One Writer’s Journey

August 18, 2016

Biography: How to write about someone who isn’t well known

Terrible Typhoid MaryMy audiobook of the moment is Terrible Typhoid Mary: A True Story of the Deadliest Cook in America by Susan Campbell Bartoletti.  The title may be all Typhoid Mary all the time, but after listening to the first 1/3 of the book, I’d have to say that the focus of the book is on George Soper.  Soper billed himself as an expert on epidemics, specifically typhoid but he had no medical background.  He was a civil engineer.  I had a grad class on urban history so this makes sense — a big focus for the early civil engineers and city planners was public health.  They fought to keep people healthy as American cities grew.

What a timely topic!  But without Typhoid Mary I don’t think it would have been an easy sell.

George Soper?  Whose George Soper and why do we care?  Civil engineering just doesn’t have any play as a “sexy” topic.

Flash “Typhoid Mary” in front of an editor and you just might grab their attention.  Sell it from a new angle – a medical mystery pursued by a new kind of investigator and you’re reeling that editor in.  If you can find a way to make it sing, you’ve likely got a sale.  Clearly, Bartoletti did and this reads like an episode of Bones or a crime drama.

As much as editors tell us to submit the biography they haven’t already seen, the completely unfamiliar is a remarkably hard sell.  Too rarefied and editors know it will be tough to locate an audience, no matter how fascinating the subject.

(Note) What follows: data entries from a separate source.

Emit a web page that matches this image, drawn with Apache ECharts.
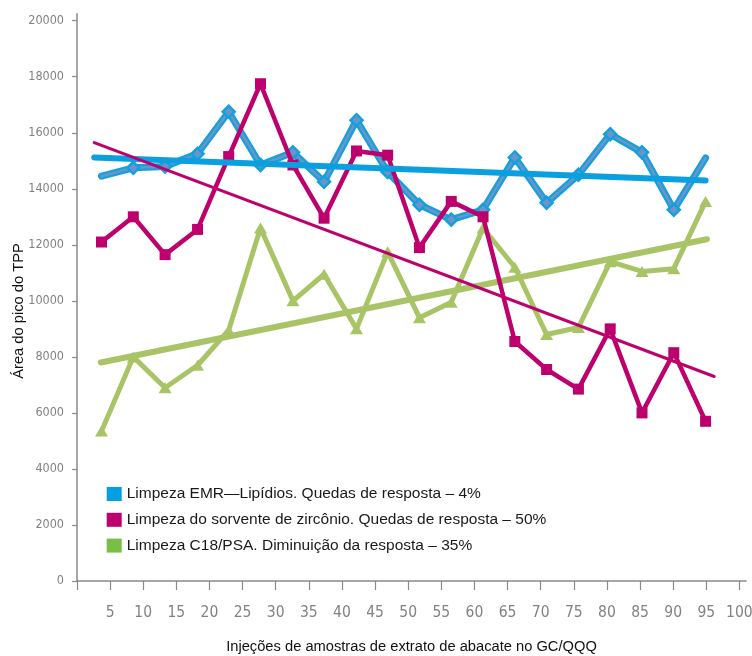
<!DOCTYPE html>
<html>
<head>
<meta charset="utf-8">
<script src="https://cdn.jsdelivr.net/npm/echarts@6/dist/echarts.min.js"></script>
<style>
html,body{margin:0;padding:0;background:#ffffff;}
#chart{width:752px;height:656px;}
</style>
</head>
<body>
<div id="chart"></div>
<script>
// ---- data ----
const injections = [3.7, 8.5, 13.3, 18.2, 22.9, 27.7, 32.6, 37.3, 42.2, 46.9, 51.7, 56.5, 61.3, 66.1, 70.9, 75.7, 80.5, 85.3, 90.1, 94.9];
const emrValues = [14450, 14750, 14800, 15250, 16750, 14850, 15300, 14250, 16450, 14600, 13430, 12900, 13250, 15120, 13500, 14500, 15950, 15300, 13250, 15100];
const zirconiaValues = [12100, 13000, 11650, 12550, 15150, 17750, 14850, 12950, 15350, 15200, 11900, 13550, 13000, 8550, 7550, 6850, 9000, 6000, 8150, 5700];
const c18Values = [5350, 8000, 6900, 7700, 8950, 12600, 10000, 10950, 9000, 11750, 9400, 9950, 12600, 11200, 8800, 9050, 11400, 11050, 11150, 13550];

const emrTrendX = [2.6, 94.9];
const emrTrendY = [15120, 14300];
const zirconiaTrendX = [2.6, 96.2];
const zirconiaTrendY = [15650, 7300];
const c18TrendX = [3.6, 95.1];
const c18TrendY = [7800, 12200];

const xTicks = [0, 5, 10, 15, 20, 25, 30, 35, 40, 45, 50, 55, 60, 65, 70, 75, 80, 85, 90, 95, 100];
const xLabels = [5, 10, 15, 20, 25, 30, 35, 40, 45, 50, 55, 60, 65, 70, 75, 80, 85, 90, 95, 100];
const yTicks = [0, 2000, 4000, 6000, 8000, 10000, 12000, 14000, 16000, 18000, 20000];

const emrName = 'Limpeza EMR\u2014Lipídios. Quedas de resposta \u2013 4%';
const zirconiaName = 'Limpeza do sorvente de zircônio. Quedas de resposta \u2013 50%';
const c18Name = 'Limpeza C18/PSA. Diminuição da resposta \u2013 35%';
const xTitle = 'Injeções de amostras de extrato de abacate no GC/QQQ';
const yTitle = 'Área do pico do TPP';

// ---- helpers ----
const zip = (xs, ys) => xs.map((x, i) => [x, ys[i]]);

const BLUE = '#14a0dc';
const BLUE_IN = '#6b95c8';
const PINK = '#bd006d';
const GREEN = '#a8c466';
const AXIS = '#8a8a8a';
const LABEL = '#808285';
const NUMFONT = '"Liberation Sans Narrow", "DejaVu Sans Condensed", sans-serif';
const TXTFONT = '"Liberation Sans", Arial, sans-serif';

const chart = echarts.init(document.getElementById('chart'), null, {renderer: 'canvas'});

chart.setOption({
  animation: false,
  backgroundColor: '#ffffff',
  grid: {left: 77, right: 6, top: 13.7, bottom: 75, containLabel: false, outerBoundsMode: 'none'},
  xAxis: {
    type: 'value', min: 0, max: 101,
    name: xTitle, nameLocation: 'middle', nameGap: 58,
    nameTextStyle: {fontFamily: TXTFONT, fontSize: 14.7, color: '#111111'},
    axisLine: {show: true, lineStyle: {color: AXIS, width: 1.5}},
    axisTick: {show: true, length: 9, customValues: xTicks, lineStyle: {color: AXIS, width: 1.2}},
    axisLabel: {customValues: xLabels, margin: 24, fontFamily: NUMFONT, fontSize: 15.5, color: LABEL,
                formatter: v => String(v)},
    splitLine: {show: false}
  },
  yAxis: {
    type: 'value', min: 0, max: 20250,
    axisLine: {show: true, lineStyle: {color: AXIS, width: 1.5}},
    axisTick: {show: true, length: 5, customValues: yTicks, lineStyle: {color: AXIS, width: 1.2}},
    axisLabel: {customValues: yTicks, margin: 13, fontFamily: NUMFONT, fontSize: 12.5, color: LABEL,
                formatter: v => String(v)},
    splitLine: {show: false}
  },
  legend: {
    orient: 'vertical', left: 101.7, top: 481,
    itemWidth: 15, itemHeight: 14, itemGap: 9.8, icon: 'rect',
    textStyle: {fontFamily: TXTFONT, fontSize: 15.5, color: '#1a1a1a'},
    data: [
      {name: emrName, icon: 'rect', itemStyle: {color: '#00a0e3', borderWidth: 0}},
      {name: zirconiaName, icon: 'rect', itemStyle: {color: '#be006e', borderWidth: 0}},
      {name: c18Name, icon: 'rect', itemStyle: {color: '#77c043', borderWidth: 0}}
    ],
    selectedMode: false
  },
  graphic: [{
    type: 'text', x: 19, y: 311, rotation: Math.PI / 2,
    style: {text: yTitle, font: '14.7px ' + TXTFONT, fill: '#111111',
            textAlign: 'center', textVerticalAlign: 'middle', align: 'center', verticalAlign: 'middle'}
  }],
  series: [
    {
      name: 'c18trend', type: 'line', z: 1, symbol: 'none', silent: true,
      data: zip(c18TrendX, c18TrendY),
      lineStyle: {color: GREEN, width: 6, cap: 'round'}
    },
    {
      name: c18Name, type: 'line', z: 2, silent: true,
      data: zip(injections, c18Values),
      symbol: 'triangle', symbolSize: [13, 11],
      itemStyle: {color: GREEN},
      lineStyle: {color: GREEN, width: 5, cap: 'round'}
    },
    {
      name: 'emrOuter', type: 'line', z: 3, symbol: 'none', silent: true,
      data: zip(injections, emrValues),
      lineStyle: {color: BLUE, width: 7, cap: 'round'}
    },
    {
      name: emrName, type: 'line', z: 4, silent: true,
      data: zip(injections, emrValues),
      symbol: (v, p) => (p.dataIndex === 0 || p.dataIndex === injections.length - 1) ? 'none' : 'diamond',
      symbolSize: 12,
      itemStyle: {color: BLUE_IN, borderColor: BLUE, borderWidth: 2.5},
      lineStyle: {color: BLUE_IN, width: 2.5, cap: 'round'}
    },
    {
      name: zirconiaName, type: 'line', z: 5, silent: true,
      data: zip(injections, zirconiaValues),
      symbol: 'rect', symbolSize: 11,
      itemStyle: {color: PINK},
      lineStyle: {color: PINK, width: 4.5, cap: 'round'}
    },
    {
      name: 'emrtrend', type: 'line', z: 6, symbol: 'none', silent: true,
      data: zip(emrTrendX, emrTrendY),
      lineStyle: {color: '#0aa0e0', width: 6, cap: 'round'}
    },
    {
      name: 'zirconiatrend', type: 'line', z: 7, symbol: 'none', silent: true,
      data: zip(zirconiaTrendX, zirconiaTrendY),
      lineStyle: {color: PINK, width: 3, cap: 'round'}
    }
  ]
});
</script>
</body>
</html>
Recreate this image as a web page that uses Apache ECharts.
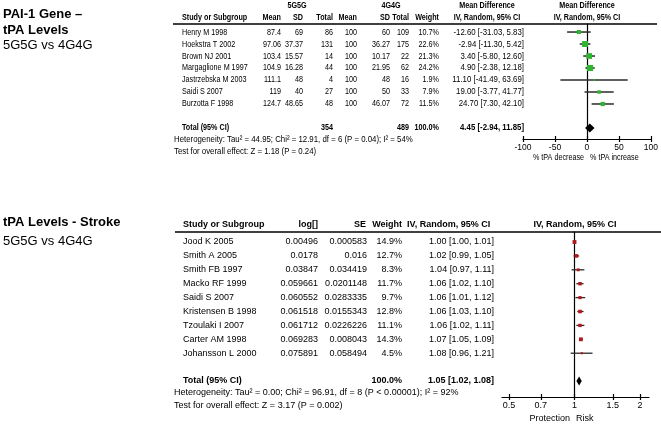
<!DOCTYPE html>
<html><head><meta charset="utf-8">
<script src="https://cdn.jsdelivr.net/npm/echarts@6/dist/echarts.min.js"></script>
<style>html,body{margin:0;padding:0;background:#fff}#c{width:661px;height:426px}</style>
</head><body><div id="c"></div>
<script>
// ---------- Panel 1: PAI-1 Gene – tPA Levels (Mean Difference) ----------
const studies1 = ['Henry M 1998','Hoekstra T 2002','Brown NJ 2001','Margaglione M 1997','Jastrzebska M 2003','Saidi S 2007','Burzotta F 1998'];
const mean5G = [87.4, 97.06, 103.4, 104.9, 111.1, 119, 124.7];
const sd5G = [69, 37.37, 15.57, 16.28, 48, 40, 48.65];
const n5G = [86, 131, 14, 44, 4, 27, 48];
const mean4G = [100, 100, 100, 100, 100, 100, 100];
const sd4G = [60, 36.27, 10.17, 21.95, 48, 50, 46.07];
const n4G = [109, 175, 22, 62, 16, 33, 72];
const weight1 = [10.7, 22.6, 21.3, 24.2, 1.9, 7.9, 11.5];
const md1 = [-12.60, -2.94, 3.40, 4.90, 11.10, 19.00, 24.70];
const lo1 = [-31.03, -11.30, -5.80, -2.38, -41.49, -3.77, 7.30];
const hi1 = [5.83, 5.42, 12.60, 12.18, 63.69, 41.77, 42.10];
const totalN1 = [354, 489];
const totalW1 = 100.0;
const totalEst1 = [4.45, -2.94, 11.85];
const ticks1 = [-100, -50, 0, 50, 100];
const het1 = 'Heterogeneity: Tau\u00b2 = 44.95; Chi\u00b2 = 12.91, df = 6 (P = 0.04); I\u00b2 = 54%';
const test1 = 'Test for overall effect: Z = 1.18 (P = 0.24)';

// ---------- Panel 2: tPA Levels - Stroke (Risk Ratio) ----------
const studies2 = ['Jood K 2005','Smith A 2005','Smith FB 1997','Macko RF 1999','Saidi S 2007','Kristensen B 1998','Tzoulaki I 2007','Carter AM 1998','Johansson L 2000'];
const logVal2 = [0.00496, 0.0178, 0.03847, 0.059661, 0.060552, 0.061518, 0.061712, 0.069283, 0.075891];
const se2 = [0.000583, 0.016, 0.034419, 0.0201148, 0.0283335, 0.0155343, 0.0226226, 0.008043, 0.058494];
const weight2 = [14.9, 12.7, 8.3, 11.7, 9.7, 12.8, 11.1, 14.3, 4.5];
const rr2 = [1.00, 1.02, 1.04, 1.06, 1.06, 1.06, 1.06, 1.07, 1.08];
const lo2 = [1.00, 0.99, 0.97, 1.02, 1.01, 1.03, 1.02, 1.05, 0.96];
const hi2 = [1.01, 1.05, 1.11, 1.10, 1.12, 1.10, 1.11, 1.09, 1.21];
const totalW2 = 100.0;
const totalEst2 = [1.05, 1.02, 1.08];
const ticks2 = [0.5, 0.7, 1, 1.5, 2];
const het2 = 'Heterogeneity: Tau\u00b2 = 0.00; Chi\u00b2 = 96.91, df = 8 (P < 0.00001); I\u00b2 = 92%';
const test2 = 'Test for overall effect: Z = 3.17 (P = 0.002)';

// ---------- layout ----------
const FF = "'Liberation Sans', Arial, sans-serif";
const F1 = 9, F2 = 9;
const SX1 = 0.8;    // panel 1 text is horizontally condensed
const SXC = 0.87;   // panel 1 CI column / footnotes
const ci = (e, l, h) => e.toFixed(2) + ' [' + l.toFixed(2) + ', ' + h.toFixed(2) + ']';

function txt(x, y, text, size, align, bold, sx) {
  return {type: 'text', x: x, y: y, scaleX: sx || 1, silent: true,
    style: {text: text, x: 0, y: 0, fill: '#000', font: (bold ? 'bold ' : '') + size + 'px ' + FF,
      textAlign: align || 'left', textVerticalAlign: 'middle'}};
}

// table columns: [x, align, horizontal scale]
const cols1 = [[182,'left',SX1],[281,'right',SX1],[303,'right',SX1],[333,'right',SX1],[357,'right',SX1],[390,'right',SX1],[409,'right',SX1],[439,'right',SX1],[524,'right',SXC]];
const cols2 = [[183,'left',1],[318,'right',1],[367,'right',1],[402,'right',1],[494,'right',1]];

const rows1 = studies1.map((s, i) => [s, String(mean5G[i]), String(sd5G[i]), String(n5G[i]), String(mean4G[i]), String(sd4G[i]), String(n4G[i]), weight1[i].toFixed(1) + '%', ci(md1[i], lo1[i], hi1[i])]);
rows1.push(['Total (95% CI)', '', '', String(totalN1[0]), '', '', String(totalN1[1]), totalW1.toFixed(1) + '%', ci(totalEst1[0], totalEst1[1], totalEst1[2])]);
const rowIdx1 = studies1.map((s, i) => i).concat([studies1.length + 1]);

const rows2 = studies2.map((s, i) => [s, String(logVal2[i]), String(se2[i]), weight2[i].toFixed(1) + '%', ci(rr2[i], lo2[i], hi2[i])]);
rows2.push(['Total (95% CI)', '', '', totalW2.toFixed(1) + '%', ci(totalEst2[0], totalEst2[1], totalEst2[2])]);
const rowIdx2 = studies2.map((s, i) => i).concat([studies2.length + 1]);

function tableSeries(gridIdx, rows, rowIdx, cols, size) {
  return {type: 'custom', xAxisIndex: gridIdx * 2, yAxisIndex: gridIdx, silent: true, clip: false, z: 5,
    data: rowIdx.map(r => [0, r]),
    renderItem: function (params, api) {
      const y = api.coord([0, api.value(1)])[1];
      const row = rows[params.dataIndex];
      const bold = params.dataIndex === rows.length - 1;
      return {type: 'group', children: row.map((t, c) => ({type: 'text', x: cols[c][0], y: y, scaleX: cols[c][2],
        style: {text: t, x: 0, y: 0, fill: '#000', font: (bold ? 'bold ' : '') + size + 'px ' + FF,
          textAlign: cols[c][1], textVerticalAlign: 'middle'}}))};
    }};
}

function forestSeries(gridIdx, data, fill, k, lw) {
  return {type: 'custom', xAxisIndex: gridIdx * 2, yAxisIndex: gridIdx, silent: true, clip: false, z: 4,
    data: data,
    renderItem: function (params, api) {
      const row = api.value(3);
      const pL = api.coord([api.value(1), row]), pH = api.coord([api.value(2), row]), pE = api.coord([api.value(0), row]);
      const s = k * Math.sqrt(api.value(4));
      return {type: 'group', children: [
        {type: 'line', shape: {x1: pL[0], y1: pL[1], x2: pH[0], y2: pH[1]}, style: {stroke: '#2b2b2b', lineWidth: lw}},
        {type: 'rect', shape: {x: pE[0] - s / 2, y: pE[1] - s / 2, width: s, height: s}, style: {fill: fill}}
      ]};
    }};
}

function diamondSeries(gridIdx, est, row, hh) {
  return {type: 'custom', xAxisIndex: gridIdx * 2, yAxisIndex: gridIdx, silent: true, clip: false, z: 4,
    data: [[est[0], est[1], est[2], row]],
    renderItem: function (params, api) {
      const r = api.value(3);
      const pE = api.coord([api.value(0), r]), pL = api.coord([api.value(1), r]), pH = api.coord([api.value(2), r]);
      return {type: 'polygon', shape: {points: [[pL[0], pL[1]], [pE[0], pE[1] - hh], [pH[0], pH[1]], [pE[0], pE[1] + hh]]},
        style: {fill: '#000'}};
    }};
}

const forest1 = studies1.map((s, i) => [md1[i], lo1[i], hi1[i], i, weight1[i]]);
const forest2 = studies2.map((s, i) => [Math.log(rr2[i]), Math.log(lo2[i]), Math.log(hi2[i]), i, weight2[i]]);
const lnTicks2 = ticks2.map(t => Math.log(t));

function xAxisPair(gridIdx, min, max, extra, size) {
  const base = {gridIndex: gridIdx, type: 'value', position: 'bottom', min: min, max: max, splitLine: {show: false}};
  return [
    Object.assign({}, base, extra.main, {
      axisLine: {show: true, onZero: false, lineStyle: {color: '#000', width: 1.2}},
      axisTick: Object.assign({show: true, length: 3, inside: false, lineStyle: {color: '#000', width: 1.2}}, extra.tick || {}),
      axisLabel: Object.assign({show: true, color: '#000', fontSize: size, fontFamily: FF, margin: 4}, extra.label || {})
    }),
    Object.assign({}, base, extra.main, {
      axisLine: {show: false, onZero: false},
      axisTick: Object.assign({show: true, length: 3, inside: true, lineStyle: {color: '#000', width: 1.2}}, extra.tick || {}),
      axisLabel: {show: false}
    })
  ];
}

const xAxes = [].concat(
  xAxisPair(0, ticks1[0], ticks1[ticks1.length - 1], {main: {interval: 50}}, 8.5),
  xAxisPair(1, -0.767, 0.788, {
    tick: {customValues: lnTicks2},
    label: {customValues: lnTicks2, formatter: function (v) {
      let best = ticks2[0], d = 1e9;
      ticks2.forEach(t => { const dd = Math.abs(Math.log(t) - v); if (dd < d) { d = dd; best = t; } });
      return String(best);
    }}
  }, F2)
);

const yAxisBase = (gi, min, max) => ({gridIndex: gi, type: 'value', inverse: true, min: min, max: max,
  axisLine: {show: true, onZero: true, onZeroAxisIndex: gi * 2, lineStyle: {color: '#000', width: 1.2}},
  axisTick: {show: false}, axisLabel: {show: false}, splitLine: {show: false}});

const graphics = [
  // panel 1 titles
  txt(3, 14, 'PAI-1 Gene \u2013', 13, 'left', true),
  txt(3, 30, 'tPA Levels', 13, 'left', true),
  txt(3, 45, '5G5G vs 4G4G', 13, 'left', false),
  // panel 1 headers
  txt(297, 6, '5G5G', F1, 'center', true, SX1),
  txt(391, 6, '4G4G', F1, 'center', true, SX1),
  txt(487, 6, 'Mean Difference', F1, 'center', true, SX1),
  txt(587, 6, 'Mean Difference', F1, 'center', true, SX1),
  txt(182, 18, 'Study or Subgroup', F1, 'left', true, SX1),
  txt(281, 18, 'Mean', F1, 'right', true, SX1),
  txt(303, 18, 'SD', F1, 'right', true, SX1),
  txt(333, 18, 'Total', F1, 'right', true, SX1),
  txt(357, 18, 'Mean', F1, 'right', true, SX1),
  txt(390, 18, 'SD', F1, 'right', true, SX1),
  txt(409, 18, 'Total', F1, 'right', true, SX1),
  txt(439, 18, 'Weight', F1, 'right', true, SX1),
  txt(487, 18, 'IV, Random, 95% CI', F1, 'center', true, SX1),
  txt(587, 18, 'IV, Random, 95% CI', F1, 'center', true, SX1),
  {type: 'line', silent: true, shape: {x1: 173, y1: 24, x2: 657, y2: 24}, style: {stroke: '#000', lineWidth: 1.5}},
  txt(174, 140, het1, F1, 'left', false, SXC),
  txt(174, 152, test1, F1, 'left', false, SXC),
  txt(584, 158, '% tPA decrease', F1, 'right', false, SX1),
  txt(590, 158, '% tPA increase', F1, 'left', false, SX1),
  // panel 2
  txt(3, 222, 'tPA Levels - Stroke', 13, 'left', true),
  txt(3, 241, '5G5G vs 4G4G', 13, 'left', false),
  txt(183, 225, 'Study or Subgroup', F2, 'left', true),
  txt(318, 225, 'log[]', F2, 'right', true),
  txt(366, 225, 'SE', F2, 'right', true),
  txt(402, 225, 'Weight', F2, 'right', true),
  txt(407, 225, 'IV, Random, 95% CI', F2, 'left', true),
  txt(575, 225, 'IV, Random, 95% CI', F2, 'center', true),
  {type: 'line', silent: true, shape: {x1: 175, y1: 232, x2: 661, y2: 232}, style: {stroke: '#000', lineWidth: 1.5}},
  txt(174, 393, het2, F2, 'left', false),
  txt(174, 406, test2, F2, 'left', false),
  txt(570, 419, 'Protection', F2, 'right', false),
  txt(576, 419, 'Risk', F2, 'left', false)
];

const chart = echarts.init(document.getElementById('c'), null, {renderer: 'canvas'});
chart.setOption({
  animation: false,
  backgroundColor: '#fff',
  grid: [
    {left: 523, top: 24, width: 129, height: 115},
    {left: 502, top: 232, width: 147, height: 165}
  ],
  xAxis: xAxes,
  yAxis: [yAxisBase(0, -0.67, 8.92), yAxisBase(1, -0.72, 11.15)],
  graphic: graphics,
  series: [
    tableSeries(0, rows1, rowIdx1, cols1, F1),
    forestSeries(0, forest1, '#2fb52f', 1.25, 1.5),
    diamondSeries(0, totalEst1, studies1.length + 1, 4.5),
    tableSeries(1, rows2, rowIdx2, cols2, F2),
    forestSeries(1, forest2, '#b3161b', 1.0, 1.3),
    diamondSeries(1, [Math.log(totalEst2[0]), Math.log(totalEst2[1]), Math.log(totalEst2[2])], studies2.length + 1, 4.5)
  ]
});
</script></body></html>
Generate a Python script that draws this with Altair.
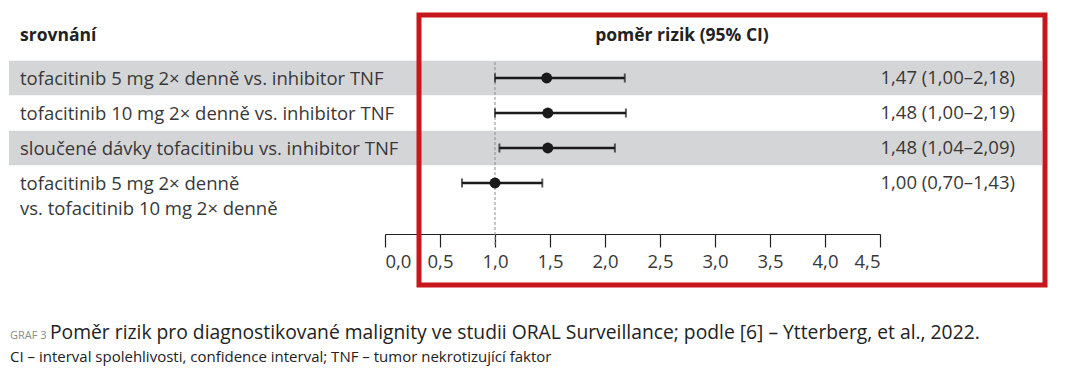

This means that if you’ve found someone unknown, look for a way to tie them into something well-known or timely.  Even if someone doesn’t know Mary Mallon, they’ve probably heard of Typhoid Mary.  Fears of West Nile and the Zika virus are rampant and this ties into that mind-set.  Bartoletti also found a way to make it sound like true crime.  It may not be easy to make the connections but the more you can make the more likely you will be to make a sale.